The run-up to this argument involves a good deal of truth. The first premise is that the authors of the New Testament were Jewish, that they thought and conversed in Hebrew, and that the Greek New Testament reflects this.

I (in agreement with all New Testament scholars of whom I am aware) am perfectly willing to grant this. In fact, all of the authors of the New Testament were Jewish. The possible exception is Luke, the author of the gospel that bears his name and the Acts of the Apostles. But if Luke was a Gentile by birth, he nonetheless had affiliatd himself with Judaism, had become a Jew, as it were. Moreover, the vast majority of the sayings, teachings, and conversations recorded in the gospels were originally uttered in Hebrew (or Aramaic).

So the point--and it's an extremely important one--that we cannot understand the New Testament aright without an appreciation of its Jewishness, is perfectly true. This is not, however, a terribly new or original idea. While there have been times in church history when the Jewishness of Christianity's founders has been forgotten, ignored, or downplayed, this is not the case today. Theologians and lay Christians alike are embracing the need to understand the New Testament Scriptures in their 1st-century Jewish context.

The second premise involved in the claim at issue is that Hebrew was not--as used to be believed--a dead (or at least unwritten) language in the 1st century AD. The claimant points to the Dead Sea scrolls and to recently-discovered coins that verify the use of written Hebrew from this time period. I don't really know how to respond to this.
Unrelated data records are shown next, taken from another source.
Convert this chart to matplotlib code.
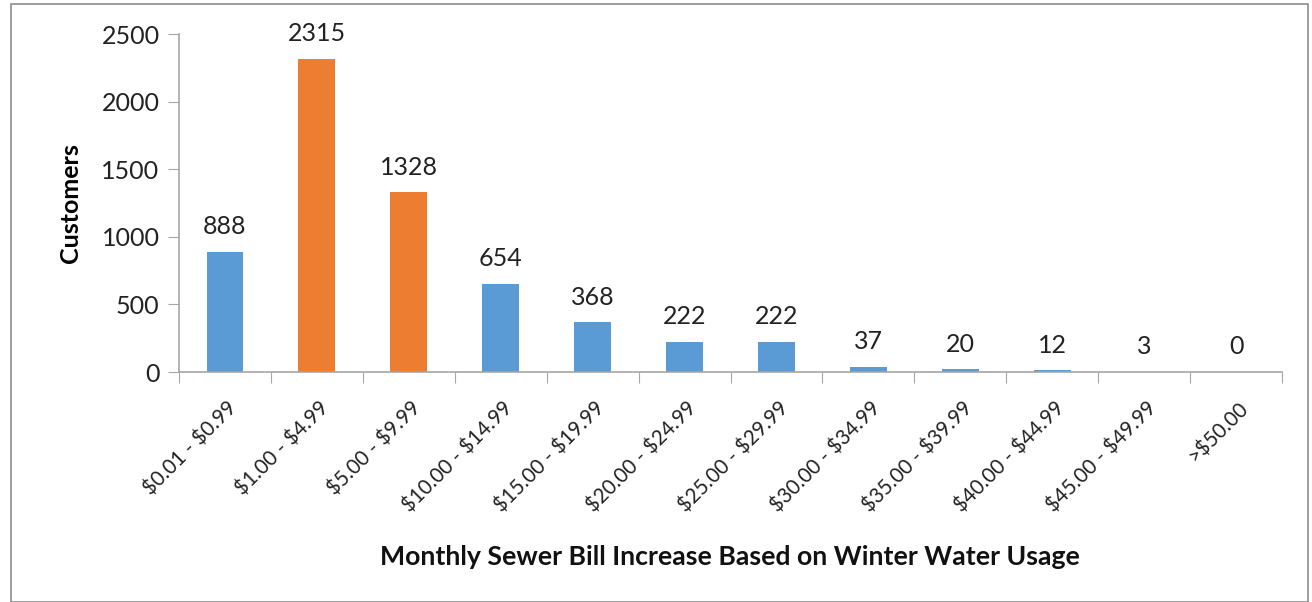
import matplotlib.pyplot as plt
from matplotlib.patches import Rectangle

categories = ['$0.01 - $0.99', '$1.00 - $4.99', '$5.00 - $9.99', '$10.00 - $14.99',
              '$15.00 - $19.99', '$20.00 - $24.99', '$25.00 - $29.99', '$30.00 - $34.99',
              '$35.00 - $39.99', '$40.00 - $44.99', '$45.00 - $49.99', '>$50.00']
customers = [888, 2315, 1328, 654, 368, 222, 222, 37, 20, 12, 3, 0]
highlight = [False, True, True, False, False, False, False, False, False, False, False, False]

blue = '#5B9BD5'
orange = '#ED7D31'
grey = '#A6A6A6'

plt.rcParams['font.family'] = ['Lato', 'DejaVu Sans']
plt.rcParams['text.parse_math'] = False

fig = plt.figure(figsize=(13.12, 6.02), dpi=100)
fig.patches.append(Rectangle((11 / 1312, 0), 1297 / 1312, 598 / 602, transform=fig.transFigure,
                             fill=False, edgecolor='#8C8C8C', linewidth=1.2))
ax = fig.add_axes([179 / 1312, 1 - 372 / 602, (1282 - 179) / 1312, (372 - 34) / 602])

x = list(range(len(categories)))
colors = [orange if h else blue for h in highlight]
bars = ax.bar(x, customers, width=0.4, color=colors)

for xi, v in zip(x, customers):
    ax.text(xi, v + 100, str(v), ha='center', va='bottom', fontsize=18, color='#222222')

ax.set_xlim(-0.5, len(categories) - 0.5)
ax.set_ylim(0, 2500)
ax.set_yticks(range(0, 2501, 500))
ax.tick_params(axis='y', labelsize=18, length=8, color=grey, labelcolor='#222222', pad=6)

ax.set_xticks([i - 0.5 for i in range(len(categories) + 1)])
ax.set_xticklabels([])
ax.tick_params(axis='x', length=8, color=grey)
for xi, lab in zip(x, categories):
    ax.text(xi + 0.1, -245, lab, rotation=45, ha='right', va='center', rotation_mode='anchor',
            fontsize=14.8, color='#222222')

for s in ['top', 'right']:
    ax.spines[s].set_visible(False)
for s in ['left', 'bottom']:
    ax.spines[s].set_color(grey)
    ax.spines[s].set_linewidth(1.2)

ax.set_ylabel('Customers', fontsize=18, fontweight='bold', labelpad=14)
fig.text(730 / 1312, 1 - 557 / 602, 'Monthly Sewer Bill Increase Based on Winter Water Usage',
         ha='center', va='center', fontsize=19.2, fontweight='bold', color='#111111')

fig.savefig('out.png', dpi=100)
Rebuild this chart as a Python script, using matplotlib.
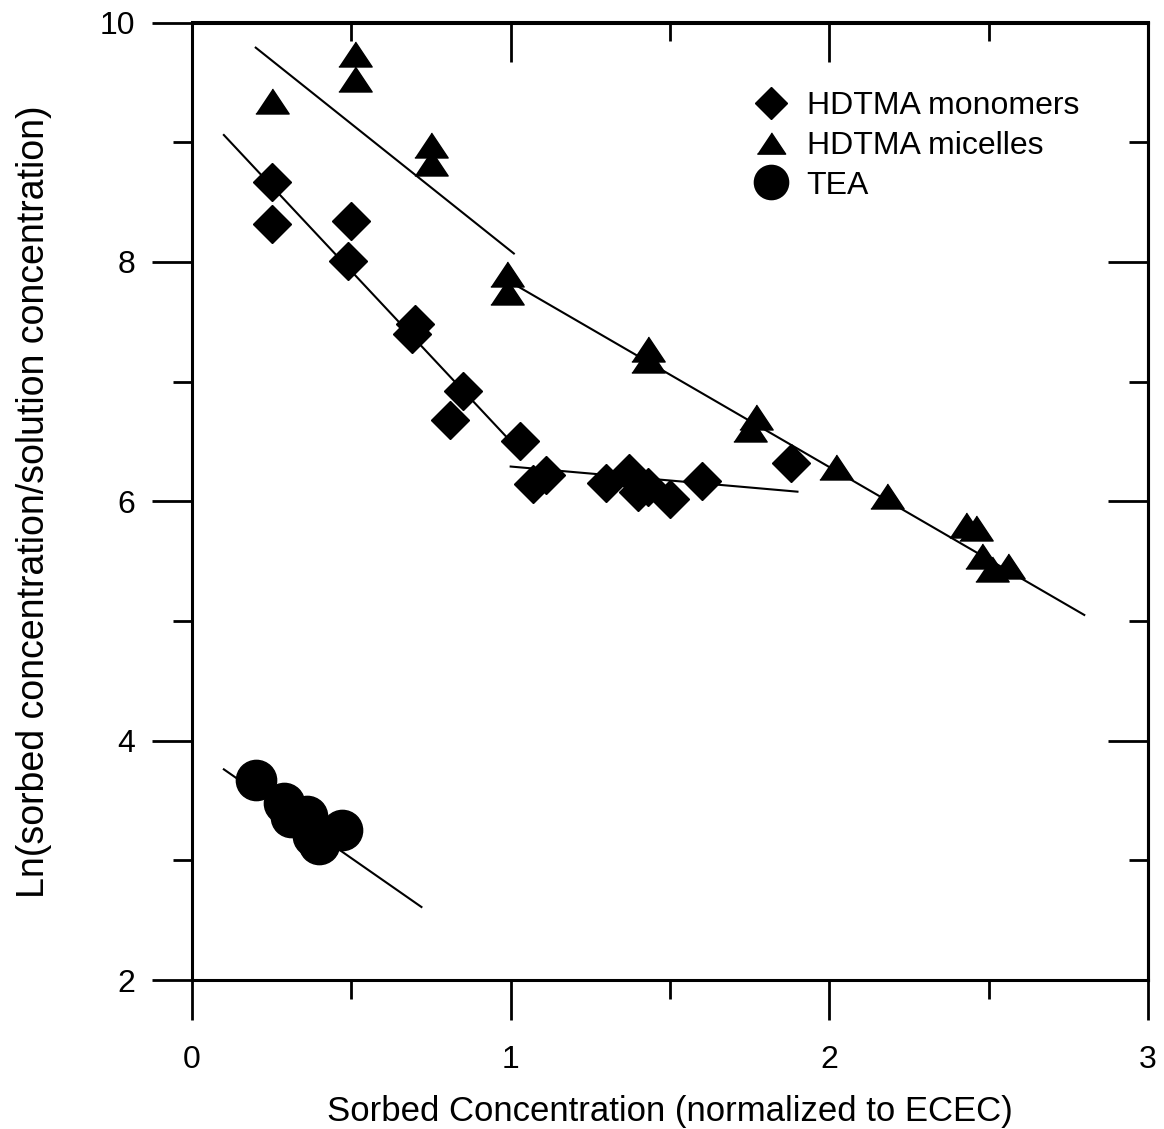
import matplotlib
matplotlib.use('Agg')
import matplotlib.pyplot as plt
import numpy as np

plt.rcParams['font.family'] = ['Liberation Sans', 'DejaVu Sans']

# HDTMA monomers (diamonds)
mono_x = [0.25, 0.25, 0.50, 0.49, 0.70, 0.69, 0.85, 0.81, 1.03, 1.07, 1.11,
          1.30, 1.37, 1.40, 1.43, 1.50, 1.60, 1.88]
mono_y = [8.67, 8.32, 8.34, 8.01, 7.48, 7.40, 6.92, 6.68, 6.50, 6.14, 6.22,
          6.15, 6.24, 6.08, 6.12, 6.02, 6.17, 6.32]

# HDTMA micelles (triangles)
mic_x = [0.25, 0.51, 0.51, 0.75, 0.75, 0.99, 0.99, 1.43, 1.43, 1.77, 1.75,
         2.02, 2.18, 2.43, 2.46, 2.48, 2.51, 2.56]
mic_y = [9.34, 9.74, 9.53, 8.98, 8.83, 7.90, 7.75, 7.27, 7.18, 6.70, 6.60,
         6.29, 6.04, 5.80, 5.78, 5.54, 5.43, 5.46]

# TEA (circles)
tea_x = [0.20, 0.29, 0.31, 0.36, 0.38, 0.40, 0.47]
tea_y = [3.67, 3.48, 3.36, 3.37, 3.20, 3.14, 3.25]

# fitted line segments (end points)
mono_fit1_x, mono_fit1_y = [0.10, 1.00], [9.06, 6.50]
mono_fit2_x, mono_fit2_y = [1.00, 1.90], [6.29, 6.08]
mic_fit1_x, mic_fit1_y = [0.20, 1.01], [9.79, 8.07]
mic_fit2_x, mic_fit2_y = [1.00, 2.80], [7.83, 5.05]
tea_fit_x, tea_fit_y = [0.10, 0.72], [3.76, 2.61]

fig = plt.figure(figsize=(11.64, 11.29), dpi=100)
ax = fig.add_axes([192 / 1164, 1 - 980 / 1129, (1148 - 192) / 1164, (980 - 22.5) / 1129])

for fx, fy in [(mono_fit1_x, mono_fit1_y), (mono_fit2_x, mono_fit2_y),
               (mic_fit1_x, mic_fit1_y), (mic_fit2_x, mic_fit2_y),
               (tea_fit_x, tea_fit_y)]:
    ax.plot(fx, fy, color='black', lw=1.5)

tri = [(-1, -0.75), (1, -0.75), (0, 0.75)]
ax.plot(mono_x, mono_y, 'D', color='black', ms=19, label='HDTMA monomers')
ax.plot(mic_x, mic_y, linestyle='none', marker=tri, color='black', ms=24,
        label='HDTMA micelles')
ax.plot(tea_x, tea_y, 'o', color='black', ms=29, label='TEA')

ax.set_xlim(0, 3)
ax.set_ylim(2, 10)
ax.set_xticks([0, 1, 2, 3])
ax.set_xticks([0.5, 1.5, 2.5], minor=True)
ax.set_yticks([2, 4, 6, 8, 10])
ax.set_yticks([3, 5, 7, 9], minor=True)
ax.tick_params(which='major', direction='out', length=29, width=2,
               labelsize=23, pad=12)
ax.tick_params(axis='x', which='major', pad=18)
ax.tick_params(which='minor', direction='out', length=14, width=2)
for s in ax.spines.values():
    s.set_linewidth(2.2)

# inward ticks on top and right
top = ax.secondary_xaxis('top')
top.set_xticks([0, 1, 2, 3])
top.set_xticks([0.5, 1.5, 2.5], minor=True)
top.tick_params(which='major', direction='in', length=29, width=2, labeltop=False)
top.tick_params(which='minor', direction='in', length=14, width=2)
top.spines['top'].set_linewidth(2.2)
right = ax.secondary_yaxis('right')
right.set_yticks([2, 4, 6, 8, 10])
right.set_yticks([3, 5, 7, 9], minor=True)
right.tick_params(which='major', direction='in', length=29, width=2, labelright=False)
right.tick_params(which='minor', direction='in', length=14, width=2)
right.spines['right'].set_linewidth(2.2)

ax.set_xlabel('Sorbed Concentration (normalized to ECEC)', fontsize=25, labelpad=14)
ax.set_ylabel('Ln(sorbed concentration/solution concentration)', fontsize=27,
              labelpad=34)

ax.legend(loc='upper left', bbox_to_anchor=(0.586, 0.928), frameon=False,
          fontsize=23, handlelength=1.2, handletextpad=0.5, labelspacing=0.3,
          borderpad=0, borderaxespad=0, markerscale=0.85)

fig.savefig('out.png', dpi=100)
Never having believed the contrary, I guess I fail to see what significance establishment of this premise carries.

In the claim to which my attention was called, the leap is made from these premises to the conclusion that the New Testament books were originally written in Hebrew. I say 'leap' because this conclusion simply does not follow from the premises.

First of all, the claim would seem not even to apply to the epistles of Paul. Paul was among the best-educated of Jews of his day, and was fluent in Greek. Since most of his letters were written to churches of mixed ethnicity or primarily Gentile believers, it is beyond dispute that they were originally in Greek. Thus it would appear to be the gospels themselves that are the focus of the written-in-Hebrew claim.

What is overlooked in this claim is the oral nature of the Jewish culture of Jesus' day. For the early church, it was the telling and retelling of them that served to pass on the sayings of Jesus and the stories of the events of His life, of His death and resurrection. At first, this recounting likely took place almost exclusively in Hebrew, the native tongue of the majority of believers. But as Gentiles began to convert to Christianity--and as Jesus Himself called Paul and others to carry the message to non-Jews, these events were increasingly communicated in Greek, the lengua franca of the region. It was only when the eyewitnesses to these events began to grow old, or to face imprisonment or execution, that they recognized the need to record them for posterity. By this time, the epistles of Paul (and others) were already circulating among the churches--and they had been written in Greek. Under these circumstances, it was only natural that the gospels were also written in the language accessible to people throughout the known world.

This is the traditional understanding of the writing of the New Testament, and the historical and manuscript evidence overwhelmingly supports it. Were there any evidence of manuscripts in Hebrew that predate the Greek manuscripts, then this traditional understanding might be called into question. But there is not. The existence in the texts of Hebraisms, of Hebrew idioms and thought patterns, is perfectly consistent with the traditional understanding (since it acknowledges the Jewishness of the NT authors).

In short, there is abundant evidence to support the well-recognized fact that the authors of the New Testament were Jewish in their thought, and that Hebrew was their primary language. It is imperative that we who would correctly interpret and understand their writings attend to the cultural and historical context of 1st-century Judaism. But the evidences that yield that conclusion are wholly insufficient to warrant the additional conclusion that the New Testament was first written in Hebrew.